Writers understand that they are individuals entering into a contractual
arrangement with a private business, and that publishers are not
censoring when they make editorial decisions prior to publication.
Nevertheless, writers are now routinely required to clear an extra
hurdle if they wish to see their books in print, and doing so can
directly impact their aesthetic choices, even though a sensitivity
reader is unlikely to be a professional writer. Serious authors spend
decades honing their craft, and can spend years on a book. They will be
understandably nervous about an amateur evaluating their work with a red
pen and recommending political changes that flatten nuance and
character complexity and have nothing to do with creative intention or
coherence. For the same reason, screenwriters typically loathe “notes”
from executives who are not writers.
Are sensitivity readings always voluntary? We do not have reliable
information about how often, and under what circumstances, sensitivity
readers are employed. In some cases, they are hired by writers who want
to vet their book (or who want to be able to say they vetted
their book) before self-publishing or submitting the manuscript to an
agent or editor. Some of the authors I spoke to employ a sensitivity
reader on their own initiative, believing that it might help them escape
accusations of insensitivity. Some editors, and perhaps some agents,
recommend using a sensitivity reader, especially in Young Adult, middle
grade, and genre fiction. If an editor makes such a request, agreement
is voluntary only in the narrow sense that a person is not forced to
obey their office boss because they have the freedom to quit. In such a
situation, most writers feel compelled to follow the advice of an editor
lest their publication deal disappear. For the same reason, writers
will understand that they are expected to follow at least some of the
advice offered by the sensitivity reader, whatever its merits.

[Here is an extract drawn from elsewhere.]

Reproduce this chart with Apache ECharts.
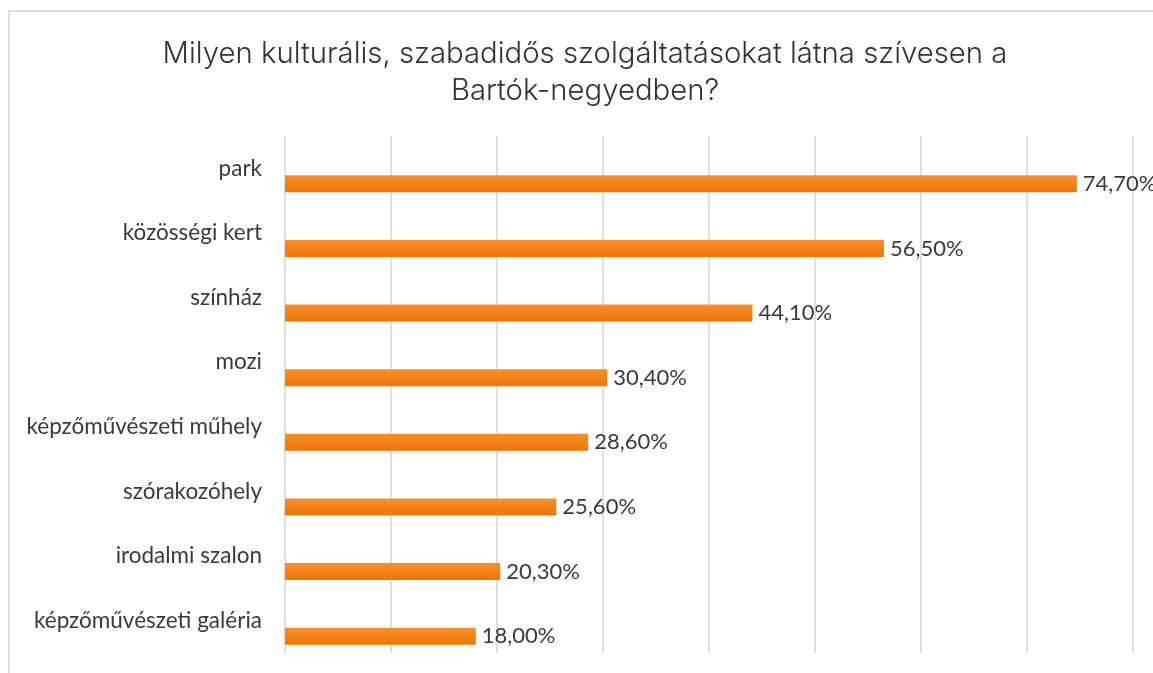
<!DOCTYPE html>
<html>
<head>
<meta charset="utf-8">
<script src="https://cdn.jsdelivr.net/npm/echarts@6/dist/echarts.min.js"></script>
<style>
  html, body { margin: 0; padding: 0; background: #fff; }
  #chart { width: 1153px; height: 673px; }
</style>
</head>
<body>
<div id="chart"></div>
<script>
// adatok
var categories = ['park', 'közösségi kert', 'színház', 'mozi', 'képzőművészeti műhely', 'szórakozóhely', 'irodalmi szalon', 'képzőművészeti galéria'];
var values = [74.7, 56.5, 44.1, 30.4, 28.6, 25.6, 20.3, 18.0];
var emptyValues = [null, null, null, null, null, null, null, null];
var titleText = 'Milyen kulturális, szabadidős szolgáltatásokat látna szívesen a\nBartók-negyedben?';

(function() {
  var myChart = echarts.init(document.getElementById('chart'));
  var option = {
    animation: false,
    title: {
      text: titleText,
      left: 580,
      top: 31,
      textAlign: 'center',
      textStyle: {
        fontFamily: 'Inter',
        fontWeight: 300,
        fontSize: 29.3,
        lineHeight: 37,
        color: '#333333'
      }
    },
    // keret
    graphic: [{
      type: 'rect',
      shape: { x: 9, y: 11, width: 1300, height: 800 },
      style: { fill: 'none', stroke: '#dedede', lineWidth: 2 },
      silent: true
    }],
    grid: {
      left: 285,
      right: 20,
      top: 136,
      bottom: 20
    },
    xAxis: {
      type: 'value',
      min: 0,
      max: 80,
      interval: 10,
      axisLabel: { show: false },
      axisLine: { show: false },
      axisTick: { show: false },
      splitLine: {
        show: true,
        lineStyle: { color: '#e0e0e0', width: 2 }
      }
    },
    yAxis: {
      type: 'category',
      data: categories,
      inverse: true,
      axisLine: { show: false },
      axisTick: { show: false },
      axisLabel: {
        margin: 23,
        fontFamily: 'Lato',
        fontSize: 22.5,
        color: '#3a3a3a'
      }
    },
    series: [
      {
        name: 'ures',
        type: 'bar',
        data: emptyValues,
        barWidth: 17,
        barGap: '82%'
      },
      {
        name: 'arany',
        type: 'bar',
        data: values,
        barWidth: 17,
        barGap: '82%',
        itemStyle: {
          color: new echarts.graphic.LinearGradient(0, 0, 0, 1, [
            { offset: 0, color: '#f98e2a' },
            { offset: 1, color: '#ec7604' }
          ])
        },
        label: {
          show: true,
          position: 'right',
          distance: 6,
          fontFamily: 'Lato',
          fontSize: 22,
          color: '#3a3a3a',
          formatter: function (p) {
            return p.value.toFixed(2).replace('.', ',') + '%';
          }
        }
      }
    ]
  };
  myChart.setOption(option);
  window.addEventListener('resize', function () {
    myChart.resize();
  });
})();
</script>
</body>
</html>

But sometimes the use of sensitivity readers is explicitly mandatory.
One writer I interviewed (who asked not to be identified) currently has
a manuscript in the hands of a sensitivity reader tasked with checking
that a secondary character—a heroic Native American scientist—has been
portrayed in a sufficiently sympathetic light. The contract the author
signed with the publisher stipulated that both publication and payment
would be contingent upon approval by a sensitivity reader. In the event
of a mob denunciation, the publisher explained, they could at least
counter that the book had been vetted by a Native American. The reader
has apparently been slow, which has delayed publication for months. The
novel’s author, meanwhile, is established, widely respected, and the
recipient of multiple prestigious awards. If a sensitivity reading can
be imposed on this writer, it can be imposed on anyone.
Should we care if the use of sensitivity readers becomes widespread
and mandatory? Some art forms are, after all, created by
committee—writing for television, for instance, is almost always a group
effort. But the novel is a form better suited to the expression of a
single creator’s unique vision. Sensitivity readers are an affront to
that autonomy. The novelist who understands that the representation of
diverse characters could sabotage a book deal might reconsider whether
it is worth writing about such people at all. The very existence of
sensitivity readers may lead them to shy away from writing such
characters, since so many in the industry believe they can’t do it. If
sensitivity readers become a publishing institution, they will only
incentivize more cautious, conservative, and ideologically homogenous
books, as authors seek to avoid controversy, costs, and loss of control
that will arise from more daring and morally ambivalent fiction.
But it is the claim that sensitivity readers are merely fact checkers
that is most troubling. Defenders of sensitivity readers often claim
that hiring someone to evaluate the permissibility of a novel’s
character is analogous to hiring a scientist to check scientific claims
or a historian to check historical events. But this is simply a category
error, which disappears the vital distinction between fact and value—what is and what ought to be.
There is a fundamental difference between telling an author that Miami
is not the capital of Florida, and opining that the portrayal of
this-or-that character is morally objectionable.